Anticipate a Home Evaluation. You will be asked questions about your home ownership status. If you are renting, you may be required to provide proof that pets are permitted by your landlord—or to provide lease agreements to show that you will be in that residence for a set amount of time. Expect to provide dimensions of fenced enclosures, backyards and of the residence in general. If you are an apartment dweller, you may be asked how you plan to meet the pet’s exercise and socialization needs.
Who will be Supervising the New Pet?
Be prepared to provide some details on the daily home life that an adopted pet can expect. Will someone be home to offer socialization and exercise—or can the pet expect to be confined to a crate or the home for hours? Depending on the breed—these factors may not exclude you from adopting, but can certainly suggest that you rethink your choice should you be seeking a high energy, social pet while you can only offer limited time to its care.
Be Honest. Rescue groups do check out the provided information. If your pets have not visited your family veterinarian in 6 years—expect that to be uncovered during the application review process. If you claim to have a fenced yard when you do not—that will be quite obvious during the home visit. Be honest—your situation may still be more than suitable for certain animals.
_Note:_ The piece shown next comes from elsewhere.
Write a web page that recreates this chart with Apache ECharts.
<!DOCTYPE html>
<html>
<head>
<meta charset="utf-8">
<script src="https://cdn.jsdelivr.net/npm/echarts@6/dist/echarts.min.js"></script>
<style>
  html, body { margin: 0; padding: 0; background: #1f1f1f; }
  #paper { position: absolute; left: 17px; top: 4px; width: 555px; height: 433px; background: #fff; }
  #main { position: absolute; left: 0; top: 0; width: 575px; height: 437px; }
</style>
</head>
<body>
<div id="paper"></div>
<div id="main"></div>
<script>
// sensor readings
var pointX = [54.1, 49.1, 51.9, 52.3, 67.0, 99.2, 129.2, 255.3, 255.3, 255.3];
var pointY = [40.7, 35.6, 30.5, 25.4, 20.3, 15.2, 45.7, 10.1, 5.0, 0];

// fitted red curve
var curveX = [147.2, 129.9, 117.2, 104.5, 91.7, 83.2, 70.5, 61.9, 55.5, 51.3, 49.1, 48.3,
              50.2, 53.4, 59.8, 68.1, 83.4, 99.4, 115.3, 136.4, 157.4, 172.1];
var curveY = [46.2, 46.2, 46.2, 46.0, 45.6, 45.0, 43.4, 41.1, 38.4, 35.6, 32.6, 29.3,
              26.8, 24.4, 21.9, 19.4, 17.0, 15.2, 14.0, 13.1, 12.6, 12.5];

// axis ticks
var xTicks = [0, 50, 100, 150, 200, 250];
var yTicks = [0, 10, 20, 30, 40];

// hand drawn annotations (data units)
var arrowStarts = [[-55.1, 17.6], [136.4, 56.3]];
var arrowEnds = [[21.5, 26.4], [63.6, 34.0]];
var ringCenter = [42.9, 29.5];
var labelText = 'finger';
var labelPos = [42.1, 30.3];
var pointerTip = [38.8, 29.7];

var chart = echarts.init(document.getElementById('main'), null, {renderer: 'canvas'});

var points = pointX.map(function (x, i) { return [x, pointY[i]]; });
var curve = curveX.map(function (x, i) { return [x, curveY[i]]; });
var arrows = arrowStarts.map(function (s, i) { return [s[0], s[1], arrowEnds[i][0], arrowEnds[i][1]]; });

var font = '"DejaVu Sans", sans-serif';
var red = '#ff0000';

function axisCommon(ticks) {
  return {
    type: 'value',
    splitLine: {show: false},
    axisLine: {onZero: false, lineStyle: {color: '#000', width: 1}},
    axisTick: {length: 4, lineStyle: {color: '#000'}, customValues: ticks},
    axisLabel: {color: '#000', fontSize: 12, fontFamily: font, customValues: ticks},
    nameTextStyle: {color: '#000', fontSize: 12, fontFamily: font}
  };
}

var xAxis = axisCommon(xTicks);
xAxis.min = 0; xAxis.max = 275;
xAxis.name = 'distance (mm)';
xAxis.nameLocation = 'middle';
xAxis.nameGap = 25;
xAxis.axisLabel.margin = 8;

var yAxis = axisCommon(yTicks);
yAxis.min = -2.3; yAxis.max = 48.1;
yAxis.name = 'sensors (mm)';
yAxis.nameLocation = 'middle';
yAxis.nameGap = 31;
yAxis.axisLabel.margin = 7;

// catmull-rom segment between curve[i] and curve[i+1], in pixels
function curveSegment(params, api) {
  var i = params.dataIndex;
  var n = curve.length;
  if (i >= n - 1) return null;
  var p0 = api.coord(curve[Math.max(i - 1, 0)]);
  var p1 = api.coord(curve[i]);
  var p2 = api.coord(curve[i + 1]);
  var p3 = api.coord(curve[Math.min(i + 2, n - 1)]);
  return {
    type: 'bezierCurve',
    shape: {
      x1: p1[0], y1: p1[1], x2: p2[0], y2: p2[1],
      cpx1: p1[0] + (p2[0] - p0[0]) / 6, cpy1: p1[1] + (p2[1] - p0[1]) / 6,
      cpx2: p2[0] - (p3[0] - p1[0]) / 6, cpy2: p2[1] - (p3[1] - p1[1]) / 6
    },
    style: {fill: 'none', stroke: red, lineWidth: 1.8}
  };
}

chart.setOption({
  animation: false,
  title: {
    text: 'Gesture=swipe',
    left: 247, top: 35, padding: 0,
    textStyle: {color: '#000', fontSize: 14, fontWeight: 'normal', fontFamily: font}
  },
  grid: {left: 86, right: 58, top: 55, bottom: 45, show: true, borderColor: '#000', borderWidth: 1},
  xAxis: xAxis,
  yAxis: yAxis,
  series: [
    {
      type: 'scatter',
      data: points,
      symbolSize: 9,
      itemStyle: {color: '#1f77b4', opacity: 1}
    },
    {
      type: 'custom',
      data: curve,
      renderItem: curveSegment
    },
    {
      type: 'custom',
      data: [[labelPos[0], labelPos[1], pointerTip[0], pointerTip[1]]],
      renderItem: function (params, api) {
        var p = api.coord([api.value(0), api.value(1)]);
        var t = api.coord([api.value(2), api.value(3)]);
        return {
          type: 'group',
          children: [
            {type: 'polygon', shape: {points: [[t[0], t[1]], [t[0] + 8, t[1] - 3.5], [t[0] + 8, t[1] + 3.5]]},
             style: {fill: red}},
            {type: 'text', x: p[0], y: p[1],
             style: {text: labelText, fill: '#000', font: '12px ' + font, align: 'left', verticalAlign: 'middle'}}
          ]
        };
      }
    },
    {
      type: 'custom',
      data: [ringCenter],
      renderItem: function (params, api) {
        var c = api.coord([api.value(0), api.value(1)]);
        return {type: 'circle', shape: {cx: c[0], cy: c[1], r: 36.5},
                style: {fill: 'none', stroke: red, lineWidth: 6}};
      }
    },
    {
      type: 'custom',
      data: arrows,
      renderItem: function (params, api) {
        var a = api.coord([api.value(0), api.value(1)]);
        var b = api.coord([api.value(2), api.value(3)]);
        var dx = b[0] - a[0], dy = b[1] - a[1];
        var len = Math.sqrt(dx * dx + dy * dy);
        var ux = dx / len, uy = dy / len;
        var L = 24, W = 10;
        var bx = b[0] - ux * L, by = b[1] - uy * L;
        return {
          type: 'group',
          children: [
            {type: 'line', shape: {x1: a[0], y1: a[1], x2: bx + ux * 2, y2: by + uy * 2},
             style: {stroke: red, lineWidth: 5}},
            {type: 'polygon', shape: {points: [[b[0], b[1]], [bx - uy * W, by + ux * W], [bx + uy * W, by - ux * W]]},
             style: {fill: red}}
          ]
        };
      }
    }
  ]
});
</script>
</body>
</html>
Why does Having Small Children Matter? Some groups, depending on the animal breed and temperament, refuse to adopt out an animal to a home with small children. There are reasons for this—and you should understand the importance of these limits when you complete the application. Either the group feels that the situation would be unsafe for your family—or not in the best interest of a needy adoptive pet.
Be prepared to Exhibit an Understanding of Pet Needs. Do you understand how costly veterinarian expenses can be? Who will care for the pet when you are on vacation or out of town? What will your pet eat? Where will your pet sleep? Do you understand local pet laws?
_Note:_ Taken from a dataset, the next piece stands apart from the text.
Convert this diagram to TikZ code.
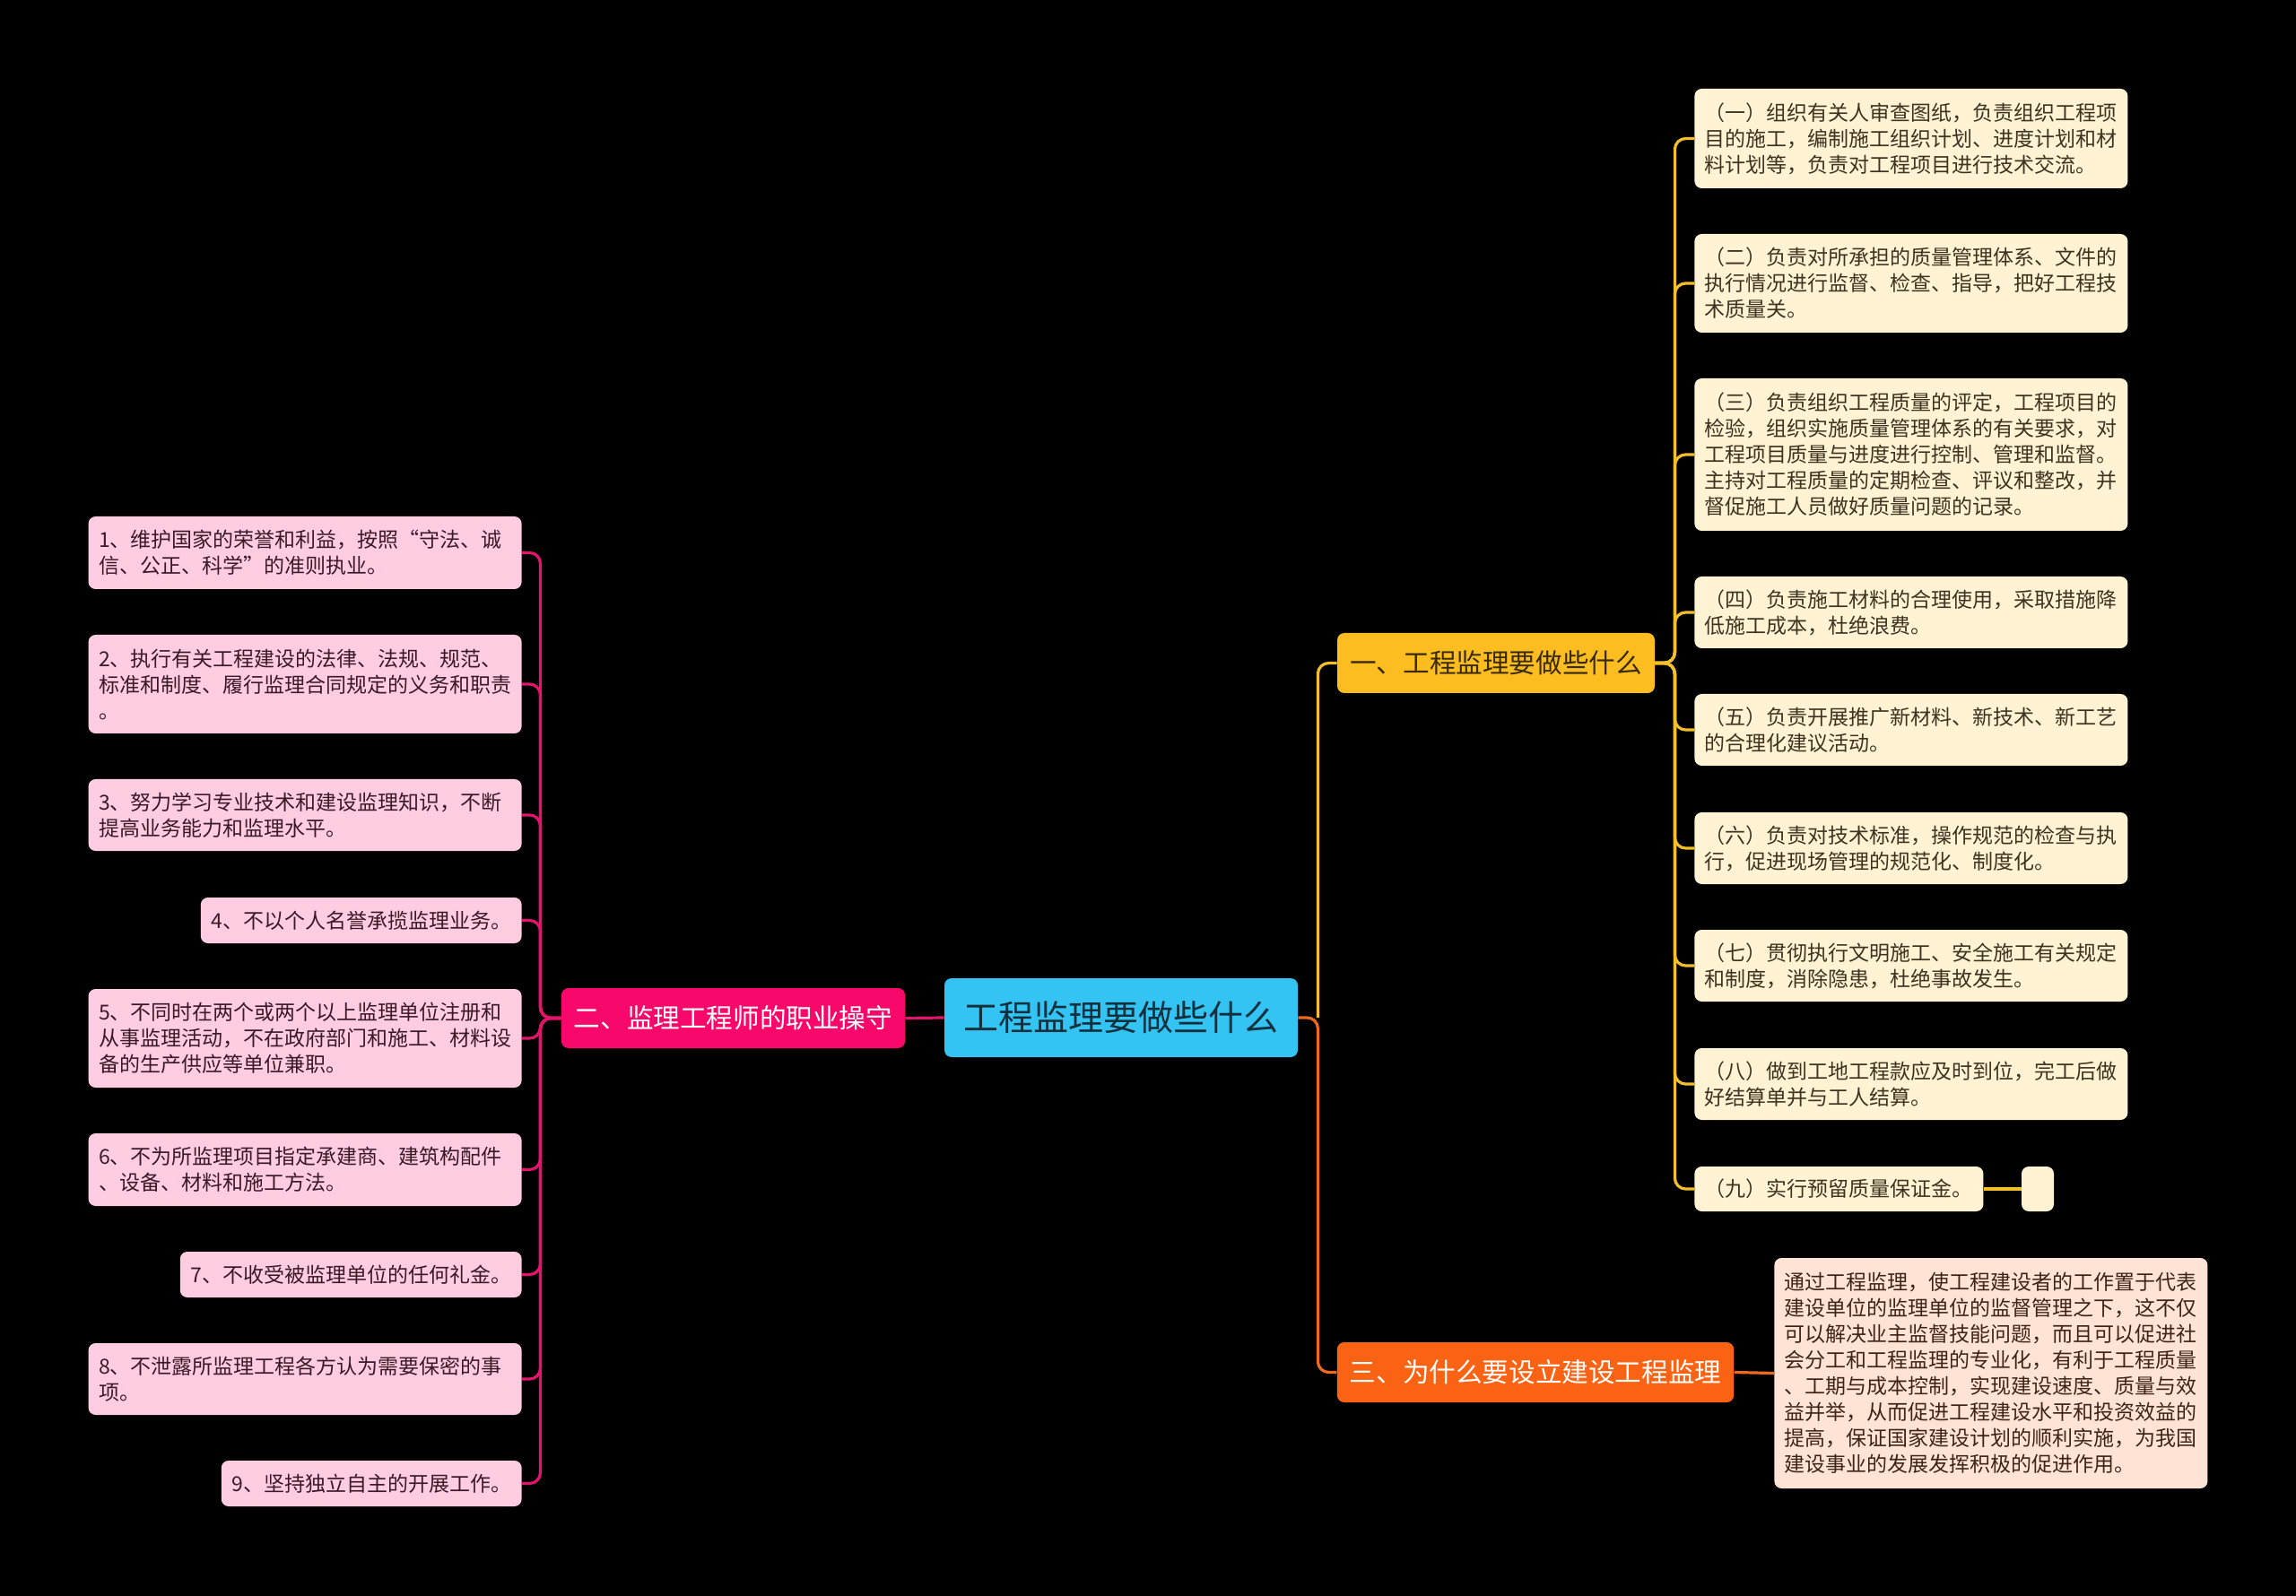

Will you Consent to a Home Visit? Pet rescue groups often conduct a prescreening home visit—as well as followup visits to ensure that the living arrangement is working well for everyone involved.
Applications will vary widely depending on the group. If you have a specific rescue group in mind, check the group out online beforehand to learn how much detail the adoption application contains. Pre-screening adoption applications are available online from many local rescue groups who will be attending the Columbus Pet Expo, including the Columbus Cocker Rescue, Hand Me Down Dobe, Inc., Second Chance Dalmatian Rescue.